[Records with drawing code]
────────────────────────────────────────
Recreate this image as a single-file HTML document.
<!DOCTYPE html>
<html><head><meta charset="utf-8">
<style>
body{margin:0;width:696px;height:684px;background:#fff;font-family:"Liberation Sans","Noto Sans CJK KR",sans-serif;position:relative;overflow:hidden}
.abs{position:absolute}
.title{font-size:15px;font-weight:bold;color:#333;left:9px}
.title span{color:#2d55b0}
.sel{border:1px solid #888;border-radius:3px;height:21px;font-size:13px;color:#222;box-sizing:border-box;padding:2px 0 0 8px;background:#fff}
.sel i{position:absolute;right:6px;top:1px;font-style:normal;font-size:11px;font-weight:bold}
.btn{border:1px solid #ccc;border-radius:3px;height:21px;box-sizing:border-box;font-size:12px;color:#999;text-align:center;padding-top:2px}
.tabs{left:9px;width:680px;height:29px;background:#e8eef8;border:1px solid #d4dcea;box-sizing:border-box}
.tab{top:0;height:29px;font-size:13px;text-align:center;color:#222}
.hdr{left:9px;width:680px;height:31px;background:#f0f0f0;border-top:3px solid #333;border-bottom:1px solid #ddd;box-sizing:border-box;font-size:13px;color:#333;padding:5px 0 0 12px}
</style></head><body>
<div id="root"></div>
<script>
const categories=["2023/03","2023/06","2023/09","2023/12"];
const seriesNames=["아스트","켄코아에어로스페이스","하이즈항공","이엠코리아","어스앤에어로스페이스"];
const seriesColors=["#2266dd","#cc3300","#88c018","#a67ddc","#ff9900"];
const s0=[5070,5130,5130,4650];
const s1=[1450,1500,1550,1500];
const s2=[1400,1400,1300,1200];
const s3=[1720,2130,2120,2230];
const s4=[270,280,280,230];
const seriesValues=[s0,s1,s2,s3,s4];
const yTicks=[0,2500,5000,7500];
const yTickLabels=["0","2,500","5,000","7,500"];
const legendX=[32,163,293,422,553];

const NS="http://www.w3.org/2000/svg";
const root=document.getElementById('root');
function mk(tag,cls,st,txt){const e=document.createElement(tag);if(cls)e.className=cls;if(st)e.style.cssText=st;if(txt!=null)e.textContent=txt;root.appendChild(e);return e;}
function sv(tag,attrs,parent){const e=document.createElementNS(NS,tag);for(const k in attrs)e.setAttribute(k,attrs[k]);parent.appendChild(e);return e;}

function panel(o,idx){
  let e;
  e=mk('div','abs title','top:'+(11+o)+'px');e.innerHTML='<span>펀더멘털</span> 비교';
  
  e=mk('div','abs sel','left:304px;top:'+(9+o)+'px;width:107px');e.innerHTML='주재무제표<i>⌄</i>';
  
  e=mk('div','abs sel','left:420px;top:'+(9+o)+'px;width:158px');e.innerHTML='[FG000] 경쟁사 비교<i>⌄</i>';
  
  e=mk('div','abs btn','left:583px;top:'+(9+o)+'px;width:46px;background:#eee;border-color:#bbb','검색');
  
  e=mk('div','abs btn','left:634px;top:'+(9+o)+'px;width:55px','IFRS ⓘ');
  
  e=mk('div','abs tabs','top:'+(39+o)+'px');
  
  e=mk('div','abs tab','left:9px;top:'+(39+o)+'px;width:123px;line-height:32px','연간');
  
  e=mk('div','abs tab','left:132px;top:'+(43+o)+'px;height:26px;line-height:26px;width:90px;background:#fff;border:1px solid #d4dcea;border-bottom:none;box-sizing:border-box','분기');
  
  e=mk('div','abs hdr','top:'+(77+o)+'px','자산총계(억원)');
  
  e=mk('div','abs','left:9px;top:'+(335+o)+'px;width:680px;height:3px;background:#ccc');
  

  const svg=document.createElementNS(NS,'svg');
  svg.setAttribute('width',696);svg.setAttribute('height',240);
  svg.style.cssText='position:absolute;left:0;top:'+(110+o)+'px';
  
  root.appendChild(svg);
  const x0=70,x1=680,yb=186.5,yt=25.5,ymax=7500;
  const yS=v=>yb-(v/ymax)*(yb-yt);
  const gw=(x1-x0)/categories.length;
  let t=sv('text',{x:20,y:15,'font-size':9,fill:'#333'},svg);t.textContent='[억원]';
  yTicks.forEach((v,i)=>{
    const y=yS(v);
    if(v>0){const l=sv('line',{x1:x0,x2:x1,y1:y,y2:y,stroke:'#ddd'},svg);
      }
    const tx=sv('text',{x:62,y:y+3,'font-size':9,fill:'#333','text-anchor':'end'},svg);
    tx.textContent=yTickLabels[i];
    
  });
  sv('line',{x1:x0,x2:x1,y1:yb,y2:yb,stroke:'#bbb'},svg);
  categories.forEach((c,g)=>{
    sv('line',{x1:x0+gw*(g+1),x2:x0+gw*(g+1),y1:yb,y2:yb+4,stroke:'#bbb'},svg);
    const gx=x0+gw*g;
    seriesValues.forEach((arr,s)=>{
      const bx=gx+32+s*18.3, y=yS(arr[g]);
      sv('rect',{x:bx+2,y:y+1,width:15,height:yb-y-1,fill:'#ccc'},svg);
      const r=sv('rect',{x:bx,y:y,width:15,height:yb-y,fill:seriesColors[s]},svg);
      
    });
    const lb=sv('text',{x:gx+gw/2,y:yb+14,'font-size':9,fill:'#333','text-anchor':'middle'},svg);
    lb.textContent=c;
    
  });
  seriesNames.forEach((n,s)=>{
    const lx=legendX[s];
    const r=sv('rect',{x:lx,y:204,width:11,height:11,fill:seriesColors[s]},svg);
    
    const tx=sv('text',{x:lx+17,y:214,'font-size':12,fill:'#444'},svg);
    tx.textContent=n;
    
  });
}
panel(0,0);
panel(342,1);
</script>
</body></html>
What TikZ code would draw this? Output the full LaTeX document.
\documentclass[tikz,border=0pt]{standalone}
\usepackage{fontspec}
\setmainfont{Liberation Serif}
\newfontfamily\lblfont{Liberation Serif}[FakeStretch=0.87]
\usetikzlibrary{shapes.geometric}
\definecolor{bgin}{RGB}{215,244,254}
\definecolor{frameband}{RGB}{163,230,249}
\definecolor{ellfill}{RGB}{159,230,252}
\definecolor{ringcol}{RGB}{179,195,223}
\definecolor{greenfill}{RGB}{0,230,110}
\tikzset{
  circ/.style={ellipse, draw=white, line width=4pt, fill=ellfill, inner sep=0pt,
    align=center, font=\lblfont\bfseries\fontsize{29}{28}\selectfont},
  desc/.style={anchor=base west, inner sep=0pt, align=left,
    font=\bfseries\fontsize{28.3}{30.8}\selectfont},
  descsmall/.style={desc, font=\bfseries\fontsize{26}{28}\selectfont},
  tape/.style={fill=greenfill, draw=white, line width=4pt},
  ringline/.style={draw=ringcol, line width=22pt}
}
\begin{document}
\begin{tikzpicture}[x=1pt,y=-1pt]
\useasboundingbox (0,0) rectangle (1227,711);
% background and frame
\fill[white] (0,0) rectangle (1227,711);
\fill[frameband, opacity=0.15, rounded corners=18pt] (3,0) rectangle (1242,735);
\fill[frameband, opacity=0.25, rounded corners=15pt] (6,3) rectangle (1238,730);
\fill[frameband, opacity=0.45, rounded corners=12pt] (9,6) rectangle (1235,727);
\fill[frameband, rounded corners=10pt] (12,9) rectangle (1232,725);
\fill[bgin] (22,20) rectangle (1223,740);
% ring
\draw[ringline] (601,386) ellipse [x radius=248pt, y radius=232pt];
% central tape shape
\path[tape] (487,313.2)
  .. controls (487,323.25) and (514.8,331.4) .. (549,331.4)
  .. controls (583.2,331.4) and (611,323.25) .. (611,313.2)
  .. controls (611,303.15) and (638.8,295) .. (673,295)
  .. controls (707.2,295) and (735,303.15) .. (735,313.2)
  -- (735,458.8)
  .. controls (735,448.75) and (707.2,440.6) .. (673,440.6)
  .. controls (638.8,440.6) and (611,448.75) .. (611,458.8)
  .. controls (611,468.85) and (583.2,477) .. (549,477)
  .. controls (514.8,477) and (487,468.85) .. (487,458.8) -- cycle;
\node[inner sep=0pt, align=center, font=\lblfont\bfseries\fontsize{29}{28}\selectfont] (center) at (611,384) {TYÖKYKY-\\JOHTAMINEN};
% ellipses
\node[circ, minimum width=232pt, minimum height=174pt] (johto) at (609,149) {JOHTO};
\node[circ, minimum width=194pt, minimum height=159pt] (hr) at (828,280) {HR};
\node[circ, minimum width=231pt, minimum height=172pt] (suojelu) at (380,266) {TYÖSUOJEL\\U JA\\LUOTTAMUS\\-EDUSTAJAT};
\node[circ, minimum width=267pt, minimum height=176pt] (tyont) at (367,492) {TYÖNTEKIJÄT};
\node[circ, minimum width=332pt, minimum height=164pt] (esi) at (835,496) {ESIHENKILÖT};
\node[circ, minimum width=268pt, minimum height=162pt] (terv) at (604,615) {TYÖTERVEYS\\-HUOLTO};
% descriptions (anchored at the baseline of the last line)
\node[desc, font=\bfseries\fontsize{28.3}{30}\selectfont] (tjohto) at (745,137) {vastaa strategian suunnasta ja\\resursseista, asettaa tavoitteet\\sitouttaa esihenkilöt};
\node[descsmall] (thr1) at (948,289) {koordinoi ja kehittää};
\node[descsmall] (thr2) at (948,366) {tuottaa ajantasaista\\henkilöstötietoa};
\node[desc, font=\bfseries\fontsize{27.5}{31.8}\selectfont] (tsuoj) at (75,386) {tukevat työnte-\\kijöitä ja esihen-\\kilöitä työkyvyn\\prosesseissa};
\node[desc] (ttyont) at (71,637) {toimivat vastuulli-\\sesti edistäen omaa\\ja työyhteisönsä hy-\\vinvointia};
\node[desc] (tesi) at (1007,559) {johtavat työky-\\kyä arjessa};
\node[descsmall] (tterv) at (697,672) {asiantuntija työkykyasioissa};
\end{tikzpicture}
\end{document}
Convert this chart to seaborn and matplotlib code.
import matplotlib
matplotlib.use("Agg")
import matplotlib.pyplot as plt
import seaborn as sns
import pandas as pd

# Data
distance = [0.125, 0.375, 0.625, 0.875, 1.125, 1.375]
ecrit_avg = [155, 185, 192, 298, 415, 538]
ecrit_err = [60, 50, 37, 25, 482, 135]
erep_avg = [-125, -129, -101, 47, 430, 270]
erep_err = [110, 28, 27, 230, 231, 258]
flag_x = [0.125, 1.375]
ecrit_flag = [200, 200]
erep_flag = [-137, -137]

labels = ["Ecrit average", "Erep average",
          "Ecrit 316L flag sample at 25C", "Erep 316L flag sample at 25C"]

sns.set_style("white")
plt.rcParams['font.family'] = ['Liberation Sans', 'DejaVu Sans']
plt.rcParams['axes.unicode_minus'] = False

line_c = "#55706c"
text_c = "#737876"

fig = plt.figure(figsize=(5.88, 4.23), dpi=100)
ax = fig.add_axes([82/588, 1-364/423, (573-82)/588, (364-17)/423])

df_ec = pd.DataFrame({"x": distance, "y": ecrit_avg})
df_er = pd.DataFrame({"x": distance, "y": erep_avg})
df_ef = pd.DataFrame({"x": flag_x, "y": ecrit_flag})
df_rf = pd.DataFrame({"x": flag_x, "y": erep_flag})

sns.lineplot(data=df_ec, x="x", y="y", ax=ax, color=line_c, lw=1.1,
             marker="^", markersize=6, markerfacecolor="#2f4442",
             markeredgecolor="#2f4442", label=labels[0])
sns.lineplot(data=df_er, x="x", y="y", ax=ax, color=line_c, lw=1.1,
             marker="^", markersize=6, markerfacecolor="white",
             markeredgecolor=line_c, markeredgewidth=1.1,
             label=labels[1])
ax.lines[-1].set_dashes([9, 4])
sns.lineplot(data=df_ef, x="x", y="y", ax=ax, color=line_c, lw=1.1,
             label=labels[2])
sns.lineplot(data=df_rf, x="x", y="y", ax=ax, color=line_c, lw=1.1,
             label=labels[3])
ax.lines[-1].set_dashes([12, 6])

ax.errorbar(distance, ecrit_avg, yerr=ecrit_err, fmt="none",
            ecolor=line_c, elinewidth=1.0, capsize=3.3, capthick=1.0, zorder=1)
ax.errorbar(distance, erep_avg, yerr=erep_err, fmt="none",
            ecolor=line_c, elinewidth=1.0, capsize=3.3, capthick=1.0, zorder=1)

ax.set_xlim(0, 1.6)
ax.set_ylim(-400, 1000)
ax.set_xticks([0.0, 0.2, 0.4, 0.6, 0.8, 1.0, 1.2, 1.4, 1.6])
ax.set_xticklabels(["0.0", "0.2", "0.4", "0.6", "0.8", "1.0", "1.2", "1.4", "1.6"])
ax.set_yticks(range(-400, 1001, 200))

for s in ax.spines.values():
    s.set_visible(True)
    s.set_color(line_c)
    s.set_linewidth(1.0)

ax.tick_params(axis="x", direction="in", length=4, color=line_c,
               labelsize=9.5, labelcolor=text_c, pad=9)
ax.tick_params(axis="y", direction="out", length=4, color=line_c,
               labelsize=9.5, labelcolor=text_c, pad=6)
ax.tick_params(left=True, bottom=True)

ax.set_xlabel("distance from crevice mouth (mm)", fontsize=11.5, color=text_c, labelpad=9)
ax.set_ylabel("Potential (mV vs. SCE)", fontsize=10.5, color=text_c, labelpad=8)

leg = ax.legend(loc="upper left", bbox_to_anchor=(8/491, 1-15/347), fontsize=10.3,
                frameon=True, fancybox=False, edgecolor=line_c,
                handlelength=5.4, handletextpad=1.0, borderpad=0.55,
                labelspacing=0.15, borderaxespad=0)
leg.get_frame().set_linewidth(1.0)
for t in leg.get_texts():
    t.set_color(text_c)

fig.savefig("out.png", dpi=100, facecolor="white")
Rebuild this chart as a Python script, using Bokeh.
────────────────────────────────────────
• Set problem:
Return every line from the records above that holds the word "this".

• Correct response:
Recreate this image as a single-file HTML document.
What TikZ code would draw this? Output the full LaTeX document.
Convert this chart to seaborn and matplotlib code.
Rebuild this chart as a Python script, using Bokeh.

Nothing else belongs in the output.